THE WEB SITE OF THE COCOS (KEELING) ISLANDS TOURISM ASSOCIATION INC.
COCOS (Keeling) ISLANDS


Discover the Islands, Discover Paradise

Days end at Direction Island


DISCOVERY & SETTLEMENT

The island group is named after the coconut (Cocos nucifera) which grew in profusion. Captain William Keeling is believed to have been the first European to sight the islands in 1609 on his return from Bantam, on behalf of the East India Company, though there is no record of the sighting. The Islands are not shown in the 1606 edition of Ortelius' Theatrum Orbis Terrarum but do appear in Blaeu's appendix to the third edition produced about 1631. They are recorded with the name Cocos Eylanden in a manuscript map drawn by Hessel Gerritsz in 1622 and on Dudley's Arcano del Mare (1646) on which it says that they were discovered by the English.
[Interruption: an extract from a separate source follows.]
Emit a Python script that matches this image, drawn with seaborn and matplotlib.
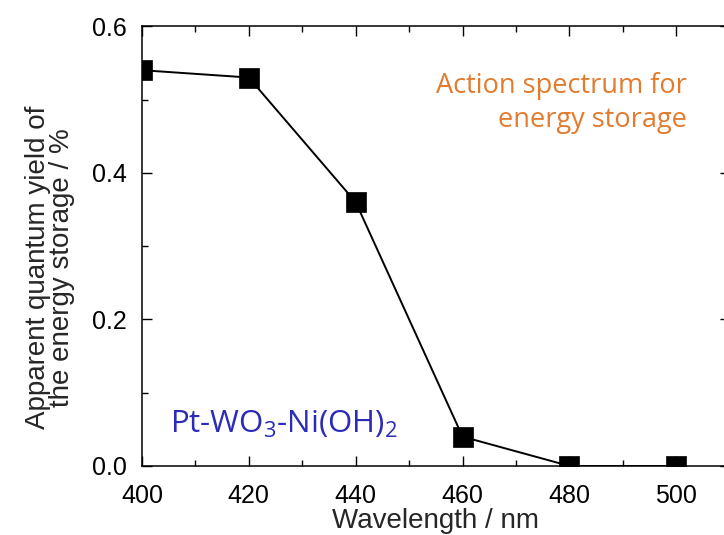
import numpy as np
import matplotlib
matplotlib.use("Agg")
import matplotlib.pyplot as plt
import seaborn as sns
from matplotlib.ticker import MultipleLocator, FormatStrFormatter

# ===== DATA =====
wavelength = [400, 420, 440, 460, 480, 500]
qy = [0.54, 0.53, 0.36, 0.04, 0.0, 0.0]

sns.set_style("ticks")
plt.rcParams['font.family'] = ['Liberation Sans', 'DejaVu Sans']
plt.rcParams['mathtext.fontset'] = 'custom'
plt.rcParams['mathtext.rm'] = 'Open Sans'

fig = plt.figure(figsize=(7.24, 5.35), dpi=100)
# axes run a little past the right edge, like the cropped original
ax = fig.add_axes([0.196, 0.129, 0.812, 0.822])

sns.lineplot(x=wavelength, y=qy, ax=ax, color='black', lw=1.4,
             marker='s', markersize=14, markerfacecolor='black',
             markeredgecolor='black', markeredgewidth=0.5, zorder=3)

ax.set_xlim(400, 510)
ax.set_ylim(0, 0.6)
ax.xaxis.set_major_locator(MultipleLocator(20))
ax.xaxis.set_minor_locator(MultipleLocator(10))
ax.yaxis.set_major_locator(MultipleLocator(0.2))
ax.yaxis.set_minor_locator(MultipleLocator(0.1))
ax.yaxis.set_major_formatter(FormatStrFormatter('%.1f'))
ax.tick_params(which='both', direction='in', top=True, right=True,
               labelsize=18, width=1, pad=11, colors='black')
ax.tick_params(axis='x', which='both', pad=13)
ax.tick_params(which='major', length=7)
ax.tick_params(which='minor', length=4)
for s in ax.spines.values():
    s.set_linewidth(1.1)
    s.set_color('black')

ax.set_xlabel('Wavelength / nm', fontsize=20, labelpad=0)
ax.set_ylabel('Apparent quantum yield of\nthe energy storage / %', fontsize=20,
              linespacing=0.9, labelpad=12)
ax.yaxis.label.set_y(0.452)

ax.text(0.927, 0.825, 'Action spectrum for\nenergy storage', transform=ax.transAxes,
        ha='right', va='center', fontsize=19.5, color='#E27B2E',
        family='Open Sans', multialignment='right', linespacing=1.3)
ax.text(0.048, 0.075, r'Pt-WO$_3$-Ni(OH)$_2$', transform=ax.transAxes,
        ha='left', va='baseline', fontsize=22.5, color='#2B2BB8', family='Open Sans')

fig.savefig('out.png', dpi=100)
On a Dutch chart produced in Amsterdam in 1659 they were called the Cocos Islands; though around this time they were also known as the Triangular Islands. The English hydrographer, Thornton, used the name Keeling Island in his Oriental Navigation of 1703. Captain Ekeberg from Sweden visited North Keeling in 1740. In his sailing directory compiled in 1805, British hydrographer, James Horsburgh, called them the Cocos-Keeling Islands and named one of the islands after himself. After settlement the early inhabitants called them the Borneo Coral Reefs after the supply vessel the Borneo, owned by John & Joseph Hare & Co and captained by John Clunies-Ross. They were also know as the Keeling-Cocos Islands. However, in 1955 they officially became the Cocos (Keeling) Islands.

Despite knowledge of the islands for over 200 years it was not until the early nineteenth century that they were settled and an interest was taken in them because of their location on a trade route from Europe to the Far East. The first settlement was accidental! Captain Le Cour and the crew of the brig Mauritius lived on Direction Island for several weeks after their ship was wrecked on the reef. Captain Driscoll in the Lonarch went ashore on 24th November 1825, shortly after they were rescued, and noted the wreck. Shortly thereafter, on 6th December 1825, Captain John Clunies-Ross, a Scottish trader sailing the Borneo for Alexander Hare's company, made a brief landing on the islands. During his visit he sounded the main channel, cleared on area on Horsburgh and Direction Islands and planted vegetables and cereals. In the following year Alexander Hare arrived in the Hippomenes with an entourage of men and women to settle the islands.